PROBLEM STATEMENT: Please transcribe the data below exactly. Leave the pictures out.

----------

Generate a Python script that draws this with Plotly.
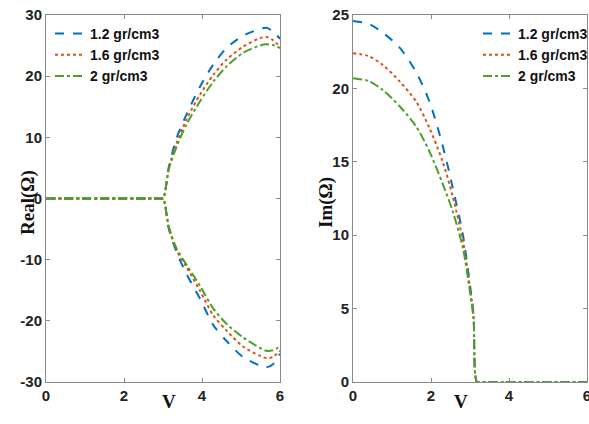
import plotly.graph_objects as go

# ---------- data ----------
labels = ["1.2 gr/cm3", "1.6 gr/cm3", "2 gr/cm3"]
colors = ["#0072BD", "#D95319", "#4E9F2A"]
dashes = ["dash", "dot", "dashdot"]

V_real = [0, 2.9, 3.0, 3.15, 3.35, 3.6, 3.95, 4.29, 4.63, 5.05, 5.48, 5.65, 5.82, 6.0]
real_up_12 = [0, 0, 0, 5.2, 9.9, 13.7, 18.3, 21.9, 24.6, 26.6, 27.7, 27.9, 27.3, 26.1]
real_up_16 = [0, 0, 0, 5.0, 9.1, 12.9, 17.0, 20.2, 22.7, 24.8, 26.2, 26.4, 25.9, 24.8]
real_up_20 = [0, 0, 0, 4.8, 8.5, 12.1, 15.9, 19.1, 21.6, 23.8, 25.0, 25.2, 25.1, 24.6]
real_lo_12 = [0, 0, 0, -5.0, -8.8, -12.3, -16.4, -20.7, -23.3, -25.9, -27.3, -27.6, -27.1, -25.4]
real_lo_16 = [0, 0, 0, -4.8, -8.5, -11.2, -15.1, -19.1, -21.6, -24.2, -25.7, -26.1, -25.9, -24.9]
real_lo_20 = [0, 0, 0, -4.6, -8.2, -10.8, -14.3, -18.0, -20.5, -22.7, -24.4, -24.9, -24.8, -24.2]

V_im = [0, 0.4, 0.76, 1.19, 1.62, 1.96, 2.3, 2.56, 2.82, 2.99, 3.09, 3.18, 3.3, 6.0]
im_12 = [24.6, 24.4, 23.8, 22.8, 21.1, 19.1, 16.1, 13.2, 10.0, 6.8, 4.6, 0, 0, 0]
im_16 = [22.4, 22.2, 21.6, 20.5, 19.1, 17.3, 15.0, 12.6, 9.6, 6.6, 4.5, 0, 0, 0]
im_20 = [20.7, 20.5, 19.9, 18.8, 17.4, 15.7, 13.5, 11.6, 9.1, 6.3, 4.3, 0, 0, 0]

x_ticks = [0, 2, 4, 6]
real_ticks = [-30, -20, -10, 0, 10, 20, 30]
real_tick_text = ["-30", "-20", "-10", "0", "10", "20", "30"]
im_ticks = [0, 5, 10, 15, 20, 25]

ups = [real_up_12, real_up_16, real_up_20]
los = [real_lo_12, real_lo_16, real_lo_20]
ims = [im_12, im_16, im_20]

fig = go.Figure()
for i in range(3):
    line = dict(color=colors[i], dash=dashes[i], width=2, shape="spline", smoothing=0.8)
    fig.add_trace(go.Scatter(x=V_real, y=ups[i], mode="lines", name=labels[i], line=line,
                             xaxis="x", yaxis="y", legend="legend"))
    fig.add_trace(go.Scatter(x=V_real, y=los[i], mode="lines", name=labels[i], line=line,
                             xaxis="x", yaxis="y", showlegend=False))
for i in range(3):
    line = dict(color=colors[i], dash=dashes[i], width=2, shape="spline", smoothing=0.8)
    fig.add_trace(go.Scatter(x=V_im, y=ims[i], mode="lines", name=labels[i], line=line,
                             xaxis="x2", yaxis="y2", legend="legend2"))

tickfont = dict(family="Liberation Sans Narrow, Liberation Sans, Arial", size=15, color="#222222", weight="bold")
axcommon = dict(showline=True, linecolor="#8a8a8a", linewidth=1, mirror="ticks", ticks="inside",
                ticklen=4, tickcolor="#8a8a8a", showgrid=False, zeroline=False, tickfont=tickfont,
                automargin=False)

legfont = dict(family="Liberation Sans Narrow, Liberation Sans, Arial", size=14, color="#111111", weight="bold")

y0 = 1 - 382 / 424
y1 = 1 - 15 / 424
fig.update_layout(
    width=589, height=424,
    margin=dict(l=0, r=0, t=0, b=0, autoexpand=False),
    paper_bgcolor="white", plot_bgcolor="white",
    xaxis=dict(domain=[46 / 589, 280 / 589], range=[0, 6], tickvals=x_ticks, anchor="y", **axcommon),
    yaxis=dict(domain=[y0, y1], range=[-30, 30], tickvals=real_ticks, ticktext=real_tick_text,
               anchor="x", **axcommon),
    xaxis2=dict(domain=[353 / 589, 587 / 589], range=[0, 6], tickvals=x_ticks, anchor="y2",
                ticklabeloverflow="allow", **axcommon),
    yaxis2=dict(domain=[y0, y1], range=[0, 25], tickvals=im_ticks, anchor="x2", **axcommon),
    legend=dict(x=50 / 589, y=1 - 18 / 424, xanchor="left", yanchor="top", bgcolor="rgba(0,0,0,0)",
                font=legfont, tracegroupgap=0, itemwidth=30),
    legend2=dict(x=478 / 589, y=1 - 18 / 424, xanchor="left", yanchor="top", bgcolor="rgba(0,0,0,0)",
                 font=legfont, tracegroupgap=0, itemwidth=30),
    showlegend=True,
)

titlefont = dict(family="Liberation Serif, Times New Roman, serif", size=19, color="#111111", weight="bold")
fig.add_annotation(text="Real(Ω)", xref="paper", yref="paper", x=15 / 589, y=1 - 203 / 424,
                   textangle=-90, showarrow=False, font=titlefont)
fig.add_annotation(text="Im(Ω)", xref="paper", yref="paper", x=326 / 589, y=1 - 203 / 424,
                   textangle=-90, showarrow=False, font=titlefont)
fig.add_annotation(text="V", xref="paper", yref="paper", x=160 / 589, y=1 - 414 / 424,
                   showarrow=False, font=titlefont)
fig.add_annotation(text="V", xref="paper", yref="paper", x=470 / 589, y=1 - 414 / 424,
                   showarrow=False, font=titlefont)

fig.write_html("out.html", config={"displayModeBar": False},
               post_script="document.body.style.margin='0';")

----------

ANSWER TO THE PROBLEM:
Generate a Python script that draws this with Plotly.
import plotly.graph_objects as go

# ---------- data ----------
labels = ["1.2 gr/cm3", "1.6 gr/cm3", "2 gr/cm3"]
colors = ["#0072BD", "#D95319", "#4E9F2A"]
dashes = ["dash", "dot", "dashdot"]

V_real = [0, 2.9, 3.0, 3.15, 3.35, 3.6, 3.95, 4.29, 4.63, 5.05, 5.48, 5.65, 5.82, 6.0]
real_up_12 = [0, 0, 0, 5.2, 9.9, 13.7, 18.3, 21.9, 24.6, 26.6, 27.7, 27.9, 27.3, 26.1]
real_up_16 = [0, 0, 0, 5.0, 9.1, 12.9, 17.0, 20.2, 22.7, 24.8, 26.2, 26.4, 25.9, 24.8]
real_up_20 = [0, 0, 0, 4.8, 8.5, 12.1, 15.9, 19.1, 21.6, 23.8, 25.0, 25.2, 25.1, 24.6]
real_lo_12 = [0, 0, 0, -5.0, -8.8, -12.3, -16.4, -20.7, -23.3, -25.9, -27.3, -27.6, -27.1, -25.4]
real_lo_16 = [0, 0, 0, -4.8, -8.5, -11.2, -15.1, -19.1, -21.6, -24.2, -25.7, -26.1, -25.9, -24.9]
real_lo_20 = [0, 0, 0, -4.6, -8.2, -10.8, -14.3, -18.0, -20.5, -22.7, -24.4, -24.9, -24.8, -24.2]

V_im = [0, 0.4, 0.76, 1.19, 1.62, 1.96, 2.3, 2.56, 2.82, 2.99, 3.09, 3.18, 3.3, 6.0]
im_12 = [24.6, 24.4, 23.8, 22.8, 21.1, 19.1, 16.1, 13.2, 10.0, 6.8, 4.6, 0, 0, 0]
im_16 = [22.4, 22.2, 21.6, 20.5, 19.1, 17.3, 15.0, 12.6, 9.6, 6.6, 4.5, 0, 0, 0]
im_20 = [20.7, 20.5, 19.9, 18.8, 17.4, 15.7, 13.5, 11.6, 9.1, 6.3, 4.3, 0, 0, 0]

x_ticks = [0, 2, 4, 6]
real_ticks = [-30, -20, -10, 0, 10, 20, 30]
real_tick_text = ["-30", "-20", "-10", "0", "10", "20", "30"]
im_ticks = [0, 5, 10, 15, 20, 25]

ups = [real_up_12, real_up_16, real_up_20]
los = [real_lo_12, real_lo_16, real_lo_20]
ims = [im_12, im_16, im_20]

fig = go.Figure()
for i in range(3):
    line = dict(color=colors[i], dash=dashes[i], width=2, shape="spline", smoothing=0.8)
    fig.add_trace(go.Scatter(x=V_real, y=ups[i], mode="lines", name=labels[i], line=line,
                             xaxis="x", yaxis="y", legend="legend"))
    fig.add_trace(go.Scatter(x=V_real, y=los[i], mode="lines", name=labels[i], line=line,
                             xaxis="x", yaxis="y", showlegend=False))
for i in range(3):
    line = dict(color=colors[i], dash=dashes[i], width=2, shape="spline", smoothing=0.8)
    fig.add_trace(go.Scatter(x=V_im, y=ims[i], mode="lines", name=labels[i], line=line,
                             xaxis="x2", yaxis="y2", legend="legend2"))

tickfont = dict(family="Liberation Sans Narrow, Liberation Sans, Arial", size=15, color="#222222", weight="bold")
axcommon = dict(showline=True, linecolor="#8a8a8a", linewidth=1, mirror="ticks", ticks="inside",
                ticklen=4, tickcolor="#8a8a8a", showgrid=False, zeroline=False, tickfont=tickfont,
                automargin=False)

legfont = dict(family="Liberation Sans Narrow, Liberation Sans, Arial", size=14, color="#111111", weight="bold")

y0 = 1 - 382 / 424
y1 = 1 - 15 / 424
fig.update_layout(
    width=589, height=424,
    margin=dict(l=0, r=0, t=0, b=0, autoexpand=False),
    paper_bgcolor="white", plot_bgcolor="white",
    xaxis=dict(domain=[46 / 589, 280 / 589], range=[0, 6], tickvals=x_ticks, anchor="y", **axcommon),
    yaxis=dict(domain=[y0, y1], range=[-30, 30], tickvals=real_ticks, ticktext=real_tick_text,
               anchor="x", **axcommon),
    xaxis2=dict(domain=[353 / 589, 587 / 589], range=[0, 6], tickvals=x_ticks, anchor="y2",
                ticklabeloverflow="allow", **axcommon),
    yaxis2=dict(domain=[y0, y1], range=[0, 25], tickvals=im_ticks, anchor="x2", **axcommon),
    legend=dict(x=50 / 589, y=1 - 18 / 424, xanchor="left", yanchor="top", bgcolor="rgba(0,0,0,0)",
                font=legfont, tracegroupgap=0, itemwidth=30),
    legend2=dict(x=478 / 589, y=1 - 18 / 424, xanchor="left", yanchor="top", bgcolor="rgba(0,0,0,0)",
                 font=legfont, tracegroupgap=0, itemwidth=30),
    showlegend=True,
)

titlefont = dict(family="Liberation Serif, Times New Roman, serif", size=19, color="#111111", weight="bold")
fig.add_annotation(text="Real(Ω)", xref="paper", yref="paper", x=15 / 589, y=1 - 203 / 424,
                   textangle=-90, showarrow=False, font=titlefont)
fig.add_annotation(text="Im(Ω)", xref="paper", yref="paper", x=326 / 589, y=1 - 203 / 424,
                   textangle=-90, showarrow=False, font=titlefont)
fig.add_annotation(text="V", xref="paper", yref="paper", x=160 / 589, y=1 - 414 / 424,
                   showarrow=False, font=titlefont)
fig.add_annotation(text="V", xref="paper", yref="paper", x=470 / 589, y=1 - 414 / 424,
                   showarrow=False, font=titlefont)

fig.write_html("out.html", config={"displayModeBar": False},
               post_script="document.body.style.margin='0';")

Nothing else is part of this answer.